On a very physiological level, touch helps our health, which is why it’s best to feed your skin hunger with human contact.
For those who experience nearly no contact, such as those living in solitary confinement within prisons, a lack of touch can be torturous. This extreme form of skin hunger is believed to be one of many reasons why solitary confinement is so harmful to one’s mental health.
Our bodies are, arguably, wired to crave physical contact with other humans. On the one hand, that sounds wholesome. On the other hand, it means I’m stuck in a paradox where I am simultaneously afraid of touch and yearning for it.
It’s not about sex, not hardly. I want to be held. I want a hug, yet I tense up and recoil the second a stranger brushes against me on the bus.
I experience life through the tips of my fingers. I have always been someone who loved to touch things, who sought out textile and sensory stimulation. I touch clothes before I decide to buy them. I touch my food before I decide whether I’ll eat it.

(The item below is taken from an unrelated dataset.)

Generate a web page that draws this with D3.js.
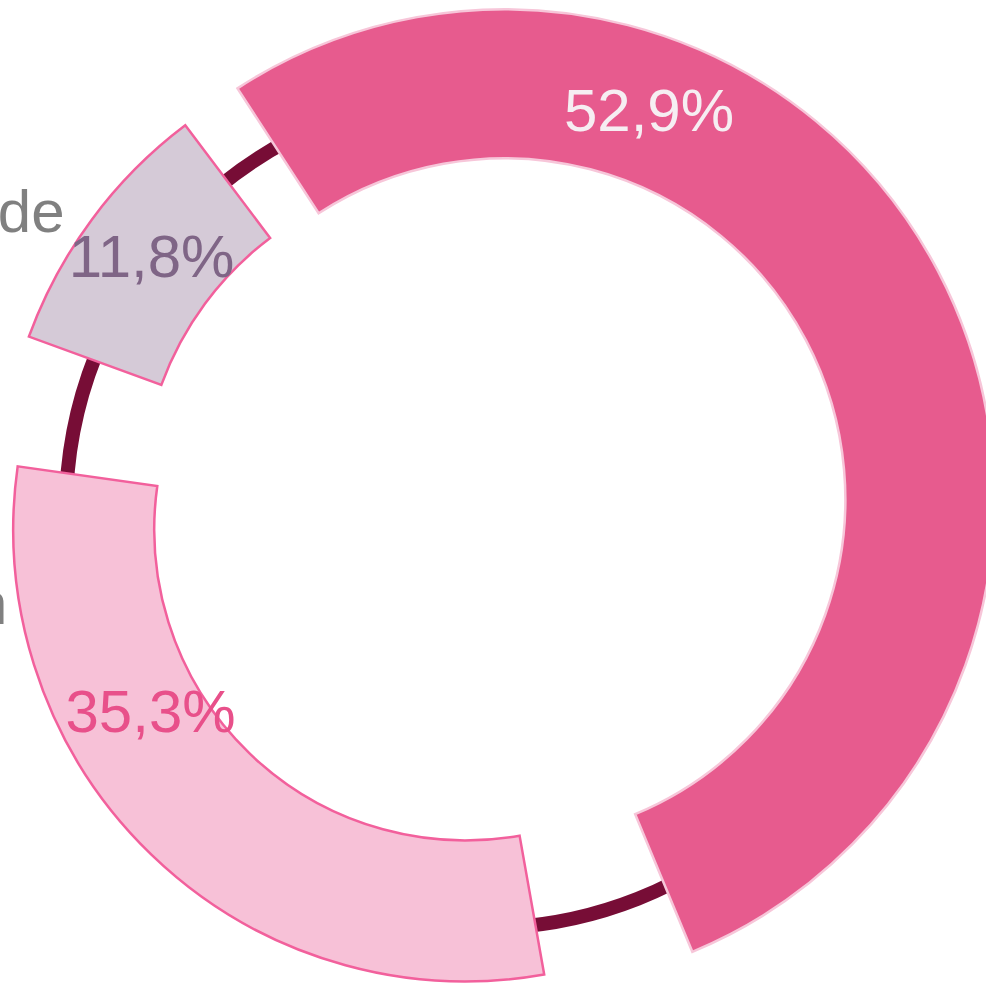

I hold hands with people to figure out whether I want to kiss them.
My skin has witnessed a great deal of trauma, too.
In times when my mind stopped functioning, my body was still there, living it. It absorbed all the pain I’ve experienced, and even after I tried working through the trauma in my mind, I felt it in my body.
Maybe my fingertips will be my way out of pain, too. I use my fingertips to type stories like these so that I can make sense of them, and so that others can understand. I allow myself to use my arms to hold babies and pets and friends, hoping these positive interactions will dilute the awful ones.
Healing might not be linear, but I have the feeling that I’m on a steady incline. Fearing touch is always a sign, to me, that I’m starting to go downhill. Ironically, forcing myself to touch people is the antidote to a deep depression.
So I hug my friends, cuddle my nephews, and hold hands with the people who mean the most to me. I feed the skin hunger with sensory shows of affection. It makes me feel better, almost like ET’s glowing finger is touching me, providing me with warmth and healing by simply caressing my skin.
Even at the coldest, lowest points of my PTSD, I remind myself that it gets better. I tell myself that I need to be brave enough to work through the errors in my muscle memory if I want to get better.
It’s a form of self-care that requires me looking my persistent fears in the face and allowing myself to show affection despite it.